◆ **To do**: The lines beneath this instruction, from the first through the one containing "import plotly.graph_objects as go", must be transcribed exactly; no other line belongs in the output.
# Start of Given data
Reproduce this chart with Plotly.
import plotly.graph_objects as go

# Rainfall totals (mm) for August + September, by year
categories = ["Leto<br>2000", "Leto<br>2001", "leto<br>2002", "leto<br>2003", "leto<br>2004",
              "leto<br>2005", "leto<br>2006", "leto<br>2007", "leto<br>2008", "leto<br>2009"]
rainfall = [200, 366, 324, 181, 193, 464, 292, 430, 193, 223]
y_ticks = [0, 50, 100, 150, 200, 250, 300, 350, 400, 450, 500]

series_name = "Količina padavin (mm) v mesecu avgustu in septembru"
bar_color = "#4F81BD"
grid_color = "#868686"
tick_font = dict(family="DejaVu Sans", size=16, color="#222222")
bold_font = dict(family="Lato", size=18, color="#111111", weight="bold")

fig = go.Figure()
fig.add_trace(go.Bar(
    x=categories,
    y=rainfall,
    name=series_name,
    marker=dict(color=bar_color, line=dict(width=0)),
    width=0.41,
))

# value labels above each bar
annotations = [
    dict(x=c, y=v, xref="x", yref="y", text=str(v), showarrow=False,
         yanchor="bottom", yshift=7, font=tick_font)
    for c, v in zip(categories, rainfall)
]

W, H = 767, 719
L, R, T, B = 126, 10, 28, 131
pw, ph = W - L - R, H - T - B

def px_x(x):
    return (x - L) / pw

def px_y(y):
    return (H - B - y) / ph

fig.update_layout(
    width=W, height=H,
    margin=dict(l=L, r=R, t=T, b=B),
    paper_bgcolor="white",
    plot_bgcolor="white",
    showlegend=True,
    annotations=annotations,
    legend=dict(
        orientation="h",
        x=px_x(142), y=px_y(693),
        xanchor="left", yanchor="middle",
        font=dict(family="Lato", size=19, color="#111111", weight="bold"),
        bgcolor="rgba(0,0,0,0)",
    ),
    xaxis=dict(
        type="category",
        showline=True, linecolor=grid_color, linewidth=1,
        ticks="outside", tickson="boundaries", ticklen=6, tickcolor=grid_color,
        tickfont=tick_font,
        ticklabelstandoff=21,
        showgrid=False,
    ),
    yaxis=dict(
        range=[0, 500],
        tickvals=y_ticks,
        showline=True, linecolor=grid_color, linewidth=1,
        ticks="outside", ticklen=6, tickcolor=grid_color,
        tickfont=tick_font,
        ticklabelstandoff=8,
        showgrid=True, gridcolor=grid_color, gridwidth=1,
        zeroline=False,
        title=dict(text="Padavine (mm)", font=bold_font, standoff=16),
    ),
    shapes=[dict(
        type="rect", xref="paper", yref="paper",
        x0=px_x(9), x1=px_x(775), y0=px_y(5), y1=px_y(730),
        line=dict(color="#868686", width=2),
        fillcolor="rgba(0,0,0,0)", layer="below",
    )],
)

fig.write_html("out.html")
# End of Given data
◆ **Answer to the problem**:
Reproduce this chart with Plotly.
import plotly.graph_objects as go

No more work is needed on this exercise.